Zwei Überraschungen bietet Christian Petzolds „Roter Himmel“. Zum 6. Mal ist er bereits in den Berlinale-Wettbewerb eingeladen, schon zu Dieter Kosslicks Zeiten war er Stammgast, Carlo Chatrian setzte diese Tradition mit Undine und dem aktuellsten Werk fort.
Die erste Überraschung ist, wie unterhaltsam und komödiantisch diese Ostsee-Feriengeschichte über weite Strecken daherkommt. In einem heruntergekommenen Ferienhaus an der Ostsee trifft das sehr ungleiche Duo Leon (Thomas Schubert) und Felix (Langston Uibel) überraschend auf die Saisonkraft Nadja (Paula Beer) und ihren kraftstrotzenden Liebhaber, den Rettungsschwimmer Devid (Enno Trebs).
An eine französische Sommerkomödie von Eric Rohmer erinnert dieser Part des Films: schöne junge Menschen genießen ihre Jugend und die Leichtigkeit des Sommers, wechseln die Partner und hängen ihren Träumen. Schlechte Laune hat nur Leon: er quält sich durch das Manuskript seines zweiten Romans, das völlig missglückt ist, wie ihm sein Verleger (Matthias Brandt) klarmachen muss.
Die zweite Überraschung ist, dass nicht Paula Beer, als Nachfolgerin seiner langjährigen Hauptdarstellerin Nina Hoss die zentrale Protagonistin des letzten Petzold-Films „Undine“, die Hauptrolle spielt, sondern Thomas Schubert das Zentrum dieser Ostsee-Komödie ist. Mit durchschimmerndem Wiener Schmäh grantelt er durch den Tag. Mit winzigen Gesten, kurzen Blicke, hochgezogenen Augenbrauen und ein paar hingebrummten Kommentaren macht er die Unsicherheit seiner Figur kenntlich.

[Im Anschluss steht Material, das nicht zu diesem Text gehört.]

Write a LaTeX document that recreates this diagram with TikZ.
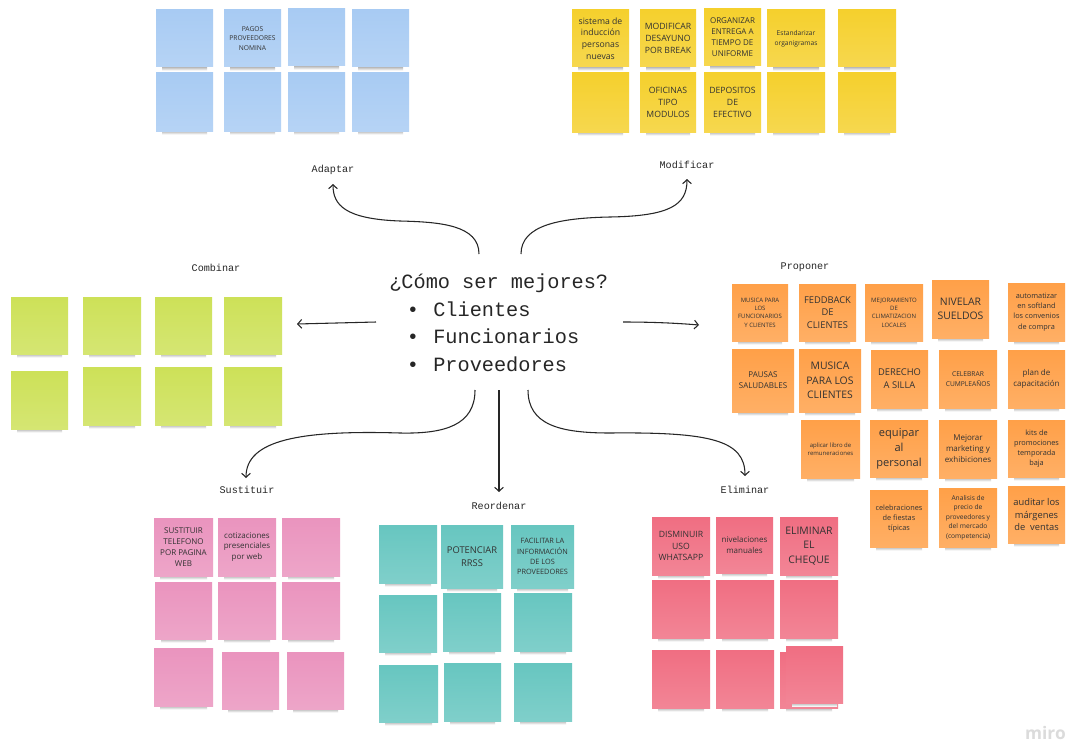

Im letzten Drittel kippt „Roter Himmel“ dann in existentielles, durch Krebs und Waldbrände allzu überfrachtetes Drama, das gerne große griechische Tragödie wäre, hier aber doch eher einem überambitionierten TV-Fernsehspiel gleicht. Immerhin durfte das Kinopublikum sich bis dahin an einem ungewohnt heiteren Filmerlebnis freuen. Selten wurde im Berlinale-Wettbewerb so viel gelacht, schon gar nicht bei Petzolds Weltschmerz-Seelenergründungs-Filmen früherer Jahrgänge. Auch die Bären-Jury unter Vorsitz von Kristen Stewart hat sich amüsiert und verlieh „Roter Himmel“ einen Silbernen Bären (Großer Preis der Jury).